I have always known that I am incredibly blessed. My life is filled with treasures, and most of them take the form of my amazing friends, friends whose kids call me aunt, friends who I love and adore and would do anything for, friends who show up for me in the moments when I really need them.

May we all look beneath and beyond what the media and society and everyone else says and does so that we can find our own truth.

And may you have people to support you as you bare your soft underbelly, people who remind you of how amazing and loving and lovable and perfect you are just as you are, being who you are, having what you have, doing what you do, wanting what you want for your life.

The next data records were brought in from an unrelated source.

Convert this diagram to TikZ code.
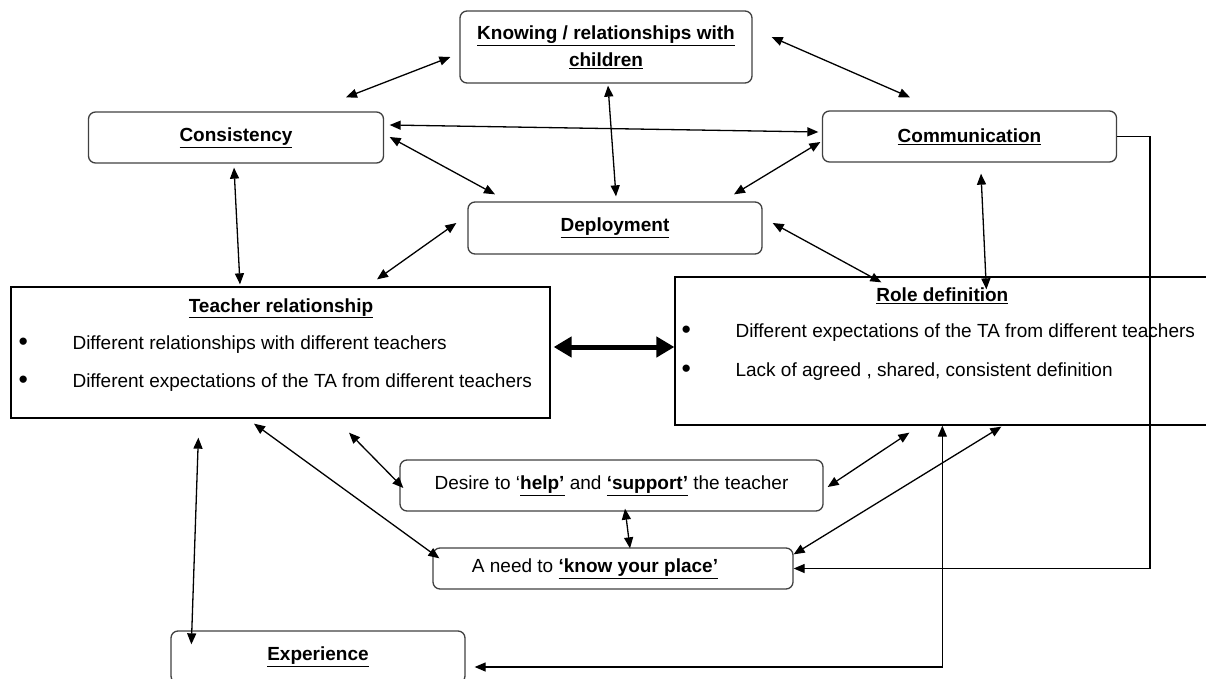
\documentclass[tikz,border=0pt]{standalone}
\usepackage{fontspec}
\setmainfont{Liberation Sans}
\usetikzlibrary{calc,arrows.meta}
\tikzset{>={Triangle[length=11pt,width=9pt]}}
\newcommand{\ultitle}[1]{\underline{\textbf{#1}}}
\newcommand{\itembullet}{\makebox[54pt][l]{\raisebox{-1.5pt}{\scalebox{1.4}{•}}}}

\begin{document}
\begin{tikzpicture}[x=1pt,y=-1pt,
  every node/.style={font=\fontsize{19}{23}\selectfont},
  roundbox/.style={draw=black!75,line width=1.3pt,rounded corners=7pt},
  plainbox/.style={draw,line width=1.3pt},
  boxtitle/.style={anchor=base,inner sep=0pt},
  itemline/.style={anchor=base west,inner sep=0pt},
  link/.style={<->,line width=1.3pt}]
\useasboundingbox (0,0) rectangle (1206,679);

% boxes
\node[roundbox,minimum width=292pt,minimum height=72pt,align=center,
  font=\fontsize{19}{27}\selectfont] (know) at (606,47)
  {\ultitle{Knowing / relationships with}\\\ultitle{children}};
\node[roundbox,minimum width=295pt,minimum height=51pt] (cons) at (236,137.5) {\ultitle{Consistency}};
\node[roundbox,minimum width=294pt,minimum height=51pt] (comm) at (969.5,136.5) {\ultitle{Communication}};
\node[roundbox,minimum width=294pt,minimum height=52pt] (deploy) at (615,228) {\ultitle{Deployment}};
\node[plainbox,minimum width=539pt,minimum height=131pt] (teacher) at (280.5,352.5) {};
\node[plainbox,minimum width=565pt,minimum height=148pt] (role) at (957.5,351) {};
\node[roundbox,minimum width=423pt,minimum height=51pt] (desire) at (611.5,485.5)
  {Desire to ‘\ultitle{help’} and \ultitle{‘support’} the teacher};
\node[roundbox,minimum width=360pt,minimum height=41pt] (place) at (613,568.5)
  {A need to \ultitle{‘know your place’}\hspace*{36pt}};
\node[roundbox,minimum width=294pt,minimum height=52pt] (exper) at (318,657) {\ultitle{Experience}};

% texts in the two big boxes
\node[boxtitle] (ttitle) at ($(teacher.north)+(0.5,26)$) {\ultitle{Teacher relationship}};
\node[itemline] (titem1) at ($(teacher.north west)+(8,63)$)
  {\itembullet Different relationships with different teachers};
\node[itemline] (titem2) at ($(teacher.north west)+(8,101)$)
  {\itembullet Different expectations of the TA from different teachers};
\node[boxtitle] (rtitle) at ($(role.north west)+(268,25)$) {\ultitle{Role definition}};
\node[itemline] (ritem1) at ($(role.north west)+(7,61)$)
  {\itembullet Different expectations of the TA from different teachers};
\node[itemline] (ritem2) at ($(role.north west)+(7,100)$)
  {\itembullet Lack of agreed , shared, consistent definition};

% links
\draw[link] ($(know.west)+(-9,10)$) -- ($(cons.north)+(110,-14)$);
\draw[link] ($(know.east)+(19,-10)$) -- ($(comm.north)+(-59.5,-13)$);
\draw[link] ($(know.south)+(2,2)$) -- ($(deploy.north)+(1,-5)$);
\draw[link] ($(cons.east)+(5.5,-12.5)$) -- ($(comm.west)+(-3.5,-4.5)$);
\draw[link] ($(cons.east)+(5.5,-0.5)$) -- ($(deploy.north)+(-120,-7)$);
\draw[link] ($(comm.west)+(-1.5,5.5)$) -- ($(deploy.north)+(119,-7)$);
\draw[link] ($(cons.south)+(-2,4)$) -- ($(teacher.north)+(-40.5,-2)$);
\draw[link] ($(teacher.north)+(96.5,-7)$) -- ($(deploy.west)+(-11,-5)$);
\draw[link] ($(deploy.east)+(10,-5)$) -- ($(role.north west)+(207,6)$);
\draw[link] ($(comm.south)+(11.5,11)$) -- ($(role.north west)+(312,13)$);
\draw[<->,line width=5pt,>={Triangle[length=18pt,width=20pt]}]
  ($(teacher.east)+(3,-5.5)$) -- ($(role.west)+(0,-4)$);
\draw[link] ($(teacher.south)+(-26.5,5)$) -- ($(place.north west)+(7,11)$);
\draw[link] ($(teacher.south)+(68.5,14)$) -- ($(desire.west)+(4,2.5)$);
\draw[link] ($(teacher.south west)+(188,19)$) -- ($(exper.north west)+(21,14)$);
\draw[link] ($(desire.south)+(13.5,-3)$) -- ($(place.north)+(17,1)$);
\draw[link] ($(desire.east)+(4,1.5)$) -- ($(role.south west)+(235,7)$);
\draw[link] ($(place.north east)+(0,7)$) -- ($(role.south west)+(327,1)$);

% long routes
\coordinate (cturn) at (1150,0);
\draw[->,line width=1.3pt] (comm.east) -| (cturn |- place.east) -- (place.east);
\draw[link] ($(exper.east)+(9,10)$) -| ($(role.south west)+(268,0)$);
\end{tikzpicture}
\end{document}
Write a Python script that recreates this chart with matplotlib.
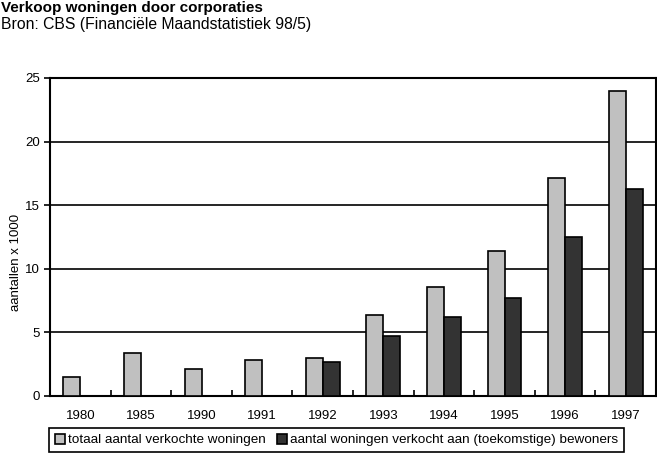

Today I am finally clear. I love children. What I’ve been told my whole life is true: I would be a great mom if I chose to be a mom. Perhaps my soulmate will have young children. If he does, I will willingly step in at 100% to be a great stepmother, a positive force in their lives, and certainly someone who loves them. It will always be important to me to be the best aunt ever to all my friends’ kids.

Now I know in deepest part of my being that my truth is this: I love the flexibility and spontaneity and time for myself that I have in my life because I have chosen not to have children. I don’t have children. Not because I couldn’t and not because there’s anything wrong with me, but rather because I chose otherwise.